Abstract
Background
Marrying principles of evidence-based policymaking, with its focus on what works, with principles of consultative policymaking, with its focus on what works for whom, means finding ways to integrate multiple knowledge inputs into policy decisions. Viewed through the lens of the embodied-enacted-inscribed knowledge framework, policy consultation is a site of knowledge enactment, where the embodied knowledge enacted by individuals engages with the inscribed knowledge contained in policy documents, creating new forms of embodied and inscribed knowledge that move beyond these spaces.
Aim
Using this knowledge framework, this study aimed to trace the movement of knowledge inputs through South Africa’s mental health policy consultation summit.
Methods
Breakaway group session transcripts from the national consultation summit were thematically analysed to identify the types of knowledge that participants explicitly drew on (experiential or evidence-based) during discussions and how these knowledge inputs were used, responded to, and captured.
Findings
Findings suggest that there was little explicit reference to either evidence-based or experiential knowledge in most of the talk.

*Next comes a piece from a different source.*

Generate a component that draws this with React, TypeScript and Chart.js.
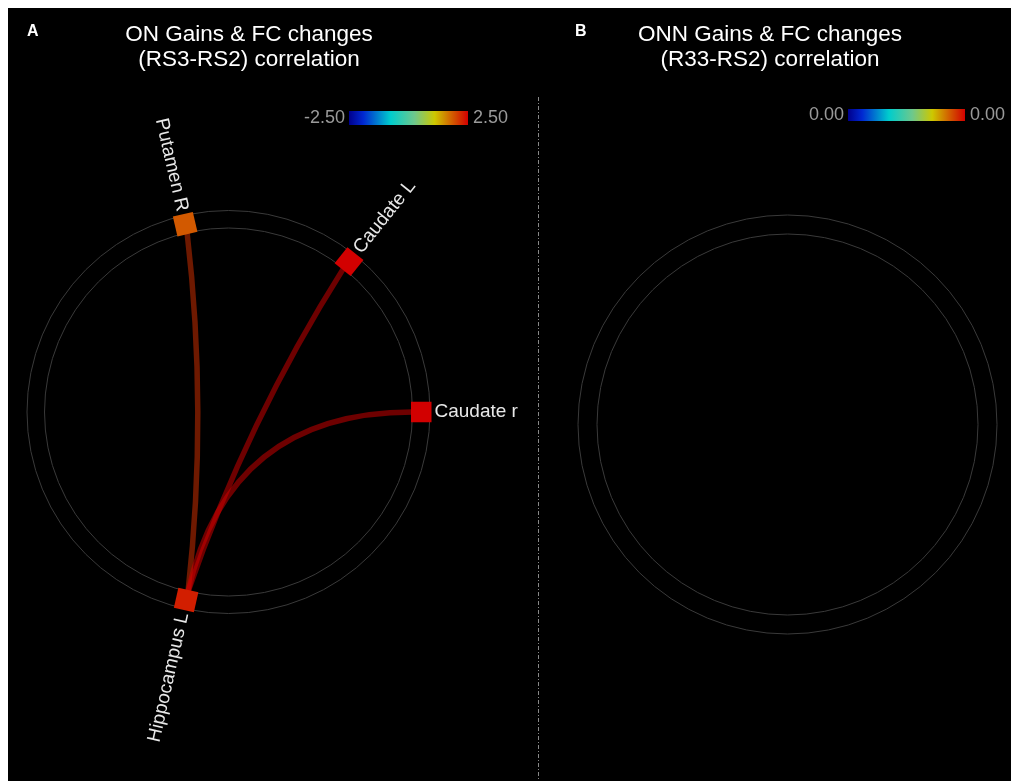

While slightly more evidence-based than experiential knowledge claims were made, this did not render these claims any more likely to be responded to or engaged with in group discussions, or to be inscribed in group recommendations.
Discussion
The importance of designing participatory processes that enable optimal use of knowledge inputs in these enacted spaces is discussed.
Conclusion
Attending to the specific ways in which knowledge is transformed and moved through a policy consultation process has the potential to enhance the value that consultation offers policymakers.